_STATED PROBLEM:_ Leave the pictures out and quote every line from the start of the listing to the line with "plt.rcParams['font.family'] = 'serif'", inclusive.

_RECORDS TO PROCESS:_
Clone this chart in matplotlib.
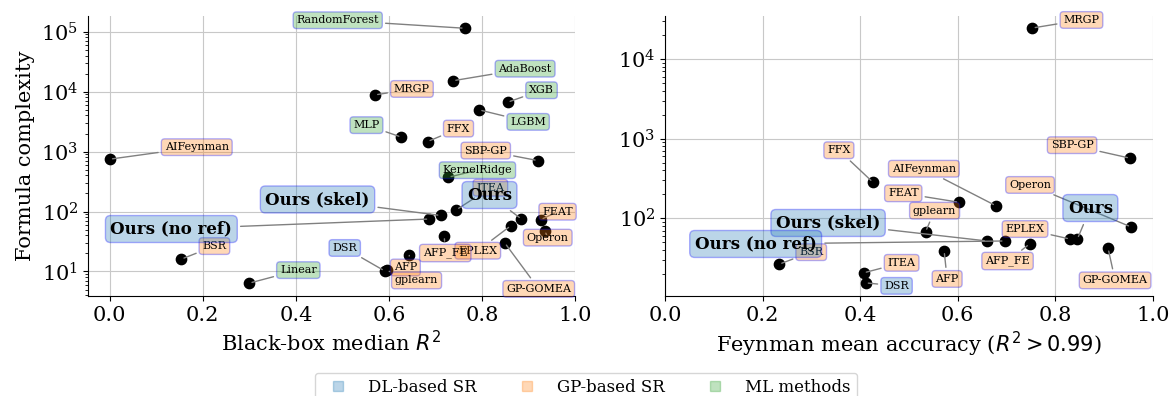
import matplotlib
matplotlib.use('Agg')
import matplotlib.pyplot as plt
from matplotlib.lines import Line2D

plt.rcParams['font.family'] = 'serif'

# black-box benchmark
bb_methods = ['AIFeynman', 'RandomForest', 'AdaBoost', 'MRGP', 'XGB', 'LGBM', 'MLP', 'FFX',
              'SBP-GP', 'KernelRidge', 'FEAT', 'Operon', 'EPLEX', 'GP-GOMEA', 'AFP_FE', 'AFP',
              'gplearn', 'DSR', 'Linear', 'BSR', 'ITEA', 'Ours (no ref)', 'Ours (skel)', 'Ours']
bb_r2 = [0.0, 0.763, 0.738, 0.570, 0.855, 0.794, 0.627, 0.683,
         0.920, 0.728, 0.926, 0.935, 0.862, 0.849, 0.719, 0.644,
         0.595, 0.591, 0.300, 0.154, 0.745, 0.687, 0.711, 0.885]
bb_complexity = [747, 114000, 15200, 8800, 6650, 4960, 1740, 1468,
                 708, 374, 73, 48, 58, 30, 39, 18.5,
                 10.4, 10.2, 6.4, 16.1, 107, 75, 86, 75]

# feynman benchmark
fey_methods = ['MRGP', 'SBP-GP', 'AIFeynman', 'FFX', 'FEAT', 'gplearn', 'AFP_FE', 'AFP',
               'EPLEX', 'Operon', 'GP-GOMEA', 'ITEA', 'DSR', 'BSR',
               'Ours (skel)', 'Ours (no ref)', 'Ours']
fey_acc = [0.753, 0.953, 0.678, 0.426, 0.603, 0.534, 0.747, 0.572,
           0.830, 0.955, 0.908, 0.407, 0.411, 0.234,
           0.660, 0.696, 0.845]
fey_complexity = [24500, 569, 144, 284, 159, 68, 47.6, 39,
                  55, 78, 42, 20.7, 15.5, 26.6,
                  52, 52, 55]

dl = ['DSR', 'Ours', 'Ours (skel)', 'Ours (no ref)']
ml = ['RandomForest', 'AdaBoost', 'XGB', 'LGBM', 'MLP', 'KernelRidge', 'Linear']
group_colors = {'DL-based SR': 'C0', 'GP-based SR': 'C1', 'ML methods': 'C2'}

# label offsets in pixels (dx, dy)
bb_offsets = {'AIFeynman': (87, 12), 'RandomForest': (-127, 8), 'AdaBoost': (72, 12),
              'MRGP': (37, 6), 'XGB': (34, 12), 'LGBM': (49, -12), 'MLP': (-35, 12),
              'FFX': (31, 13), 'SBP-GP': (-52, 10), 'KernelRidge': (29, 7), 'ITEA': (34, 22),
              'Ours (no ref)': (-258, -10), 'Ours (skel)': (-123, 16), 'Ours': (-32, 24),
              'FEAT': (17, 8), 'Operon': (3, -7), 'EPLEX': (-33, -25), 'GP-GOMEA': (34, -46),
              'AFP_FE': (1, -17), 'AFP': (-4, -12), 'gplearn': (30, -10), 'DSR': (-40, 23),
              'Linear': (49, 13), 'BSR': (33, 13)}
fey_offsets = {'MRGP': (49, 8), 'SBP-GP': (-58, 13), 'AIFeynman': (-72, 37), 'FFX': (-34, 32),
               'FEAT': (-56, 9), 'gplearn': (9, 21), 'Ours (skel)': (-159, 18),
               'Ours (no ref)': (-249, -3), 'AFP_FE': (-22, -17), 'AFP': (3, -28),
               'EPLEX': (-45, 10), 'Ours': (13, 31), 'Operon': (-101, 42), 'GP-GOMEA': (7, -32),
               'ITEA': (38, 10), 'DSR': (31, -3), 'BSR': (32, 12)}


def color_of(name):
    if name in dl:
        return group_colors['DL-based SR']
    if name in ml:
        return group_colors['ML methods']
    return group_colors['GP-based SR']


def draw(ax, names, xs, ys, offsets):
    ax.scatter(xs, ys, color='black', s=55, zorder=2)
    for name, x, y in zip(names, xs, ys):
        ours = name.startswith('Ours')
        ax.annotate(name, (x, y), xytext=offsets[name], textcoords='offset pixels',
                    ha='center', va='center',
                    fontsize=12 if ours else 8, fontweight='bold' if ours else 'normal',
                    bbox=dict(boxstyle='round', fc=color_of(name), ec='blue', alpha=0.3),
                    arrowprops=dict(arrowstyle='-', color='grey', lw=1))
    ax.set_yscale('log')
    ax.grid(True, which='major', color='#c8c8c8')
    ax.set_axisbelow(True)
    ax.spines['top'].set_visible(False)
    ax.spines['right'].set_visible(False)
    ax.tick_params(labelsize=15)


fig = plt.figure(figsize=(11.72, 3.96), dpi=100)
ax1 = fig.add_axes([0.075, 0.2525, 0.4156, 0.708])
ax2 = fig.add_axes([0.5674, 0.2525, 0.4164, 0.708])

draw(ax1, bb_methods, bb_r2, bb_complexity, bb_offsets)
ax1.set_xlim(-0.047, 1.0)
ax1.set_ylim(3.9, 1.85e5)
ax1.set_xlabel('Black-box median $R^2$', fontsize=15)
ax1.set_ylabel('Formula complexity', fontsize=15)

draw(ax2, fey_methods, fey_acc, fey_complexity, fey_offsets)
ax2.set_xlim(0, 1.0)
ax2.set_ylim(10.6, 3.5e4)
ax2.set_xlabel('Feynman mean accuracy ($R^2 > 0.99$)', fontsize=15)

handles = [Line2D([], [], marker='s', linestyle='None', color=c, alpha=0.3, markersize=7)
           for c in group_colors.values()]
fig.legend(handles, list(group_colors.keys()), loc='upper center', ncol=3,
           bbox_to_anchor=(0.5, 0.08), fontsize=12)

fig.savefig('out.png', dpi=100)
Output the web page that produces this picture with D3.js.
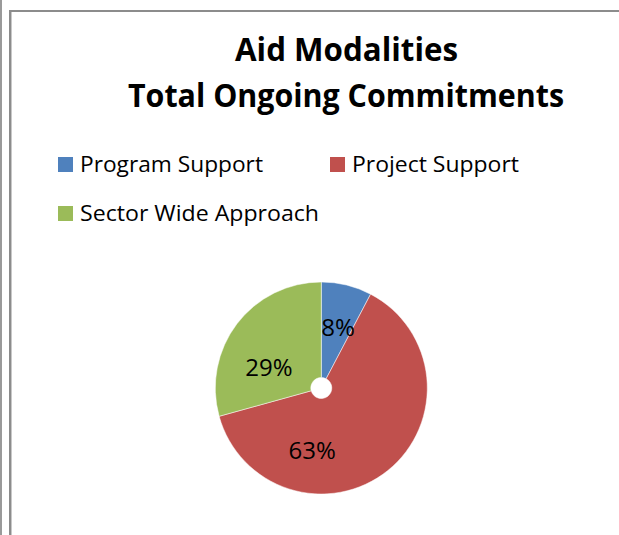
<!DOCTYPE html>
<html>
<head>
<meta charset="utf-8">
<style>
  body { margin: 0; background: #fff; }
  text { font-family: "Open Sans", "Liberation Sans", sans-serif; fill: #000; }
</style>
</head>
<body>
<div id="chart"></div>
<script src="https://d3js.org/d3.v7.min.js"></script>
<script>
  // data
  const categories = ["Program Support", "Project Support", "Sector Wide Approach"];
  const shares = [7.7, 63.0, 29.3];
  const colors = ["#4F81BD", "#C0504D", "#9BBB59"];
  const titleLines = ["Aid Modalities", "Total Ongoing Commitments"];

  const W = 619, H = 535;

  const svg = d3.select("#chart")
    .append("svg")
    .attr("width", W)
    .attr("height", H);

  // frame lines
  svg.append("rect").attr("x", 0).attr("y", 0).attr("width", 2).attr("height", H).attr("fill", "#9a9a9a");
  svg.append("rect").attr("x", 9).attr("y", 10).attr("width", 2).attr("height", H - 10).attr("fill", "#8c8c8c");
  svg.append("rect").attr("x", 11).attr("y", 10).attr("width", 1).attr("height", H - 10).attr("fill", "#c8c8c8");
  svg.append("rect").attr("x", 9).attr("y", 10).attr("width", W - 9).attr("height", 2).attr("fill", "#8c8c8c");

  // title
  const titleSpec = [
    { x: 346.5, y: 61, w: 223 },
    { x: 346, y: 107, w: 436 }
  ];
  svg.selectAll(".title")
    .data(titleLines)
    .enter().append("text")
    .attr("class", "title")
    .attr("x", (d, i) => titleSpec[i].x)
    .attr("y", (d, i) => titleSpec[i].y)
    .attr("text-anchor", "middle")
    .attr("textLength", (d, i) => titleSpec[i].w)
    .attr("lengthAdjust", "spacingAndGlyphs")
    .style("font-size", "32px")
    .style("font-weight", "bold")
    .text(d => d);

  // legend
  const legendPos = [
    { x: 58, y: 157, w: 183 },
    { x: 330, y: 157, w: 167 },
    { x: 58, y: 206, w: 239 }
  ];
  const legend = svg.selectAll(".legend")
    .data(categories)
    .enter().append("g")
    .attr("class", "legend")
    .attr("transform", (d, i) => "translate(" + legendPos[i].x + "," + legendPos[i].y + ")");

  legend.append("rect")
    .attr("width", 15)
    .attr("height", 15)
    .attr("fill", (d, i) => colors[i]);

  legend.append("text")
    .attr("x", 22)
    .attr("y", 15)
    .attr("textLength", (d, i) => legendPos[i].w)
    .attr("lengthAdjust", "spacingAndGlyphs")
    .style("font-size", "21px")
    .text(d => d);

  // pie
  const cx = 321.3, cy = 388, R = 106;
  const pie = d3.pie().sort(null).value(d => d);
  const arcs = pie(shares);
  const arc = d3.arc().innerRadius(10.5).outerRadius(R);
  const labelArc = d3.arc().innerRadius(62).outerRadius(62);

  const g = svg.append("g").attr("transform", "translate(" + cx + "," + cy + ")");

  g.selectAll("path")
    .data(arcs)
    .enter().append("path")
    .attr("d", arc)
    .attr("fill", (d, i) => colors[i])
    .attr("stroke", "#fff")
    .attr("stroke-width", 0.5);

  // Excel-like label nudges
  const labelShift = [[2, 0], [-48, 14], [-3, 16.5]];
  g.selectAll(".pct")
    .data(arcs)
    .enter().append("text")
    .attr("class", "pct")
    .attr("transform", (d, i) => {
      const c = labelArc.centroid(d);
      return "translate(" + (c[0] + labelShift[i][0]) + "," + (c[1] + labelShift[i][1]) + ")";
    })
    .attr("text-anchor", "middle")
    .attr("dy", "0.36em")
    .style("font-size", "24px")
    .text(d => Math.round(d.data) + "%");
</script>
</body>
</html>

_PROBLEM SOLUTION:_
Clone this chart in matplotlib.
import matplotlib
matplotlib.use('Agg')
import matplotlib.pyplot as plt
from matplotlib.lines import Line2D

plt.rcParams['font.family'] = 'serif'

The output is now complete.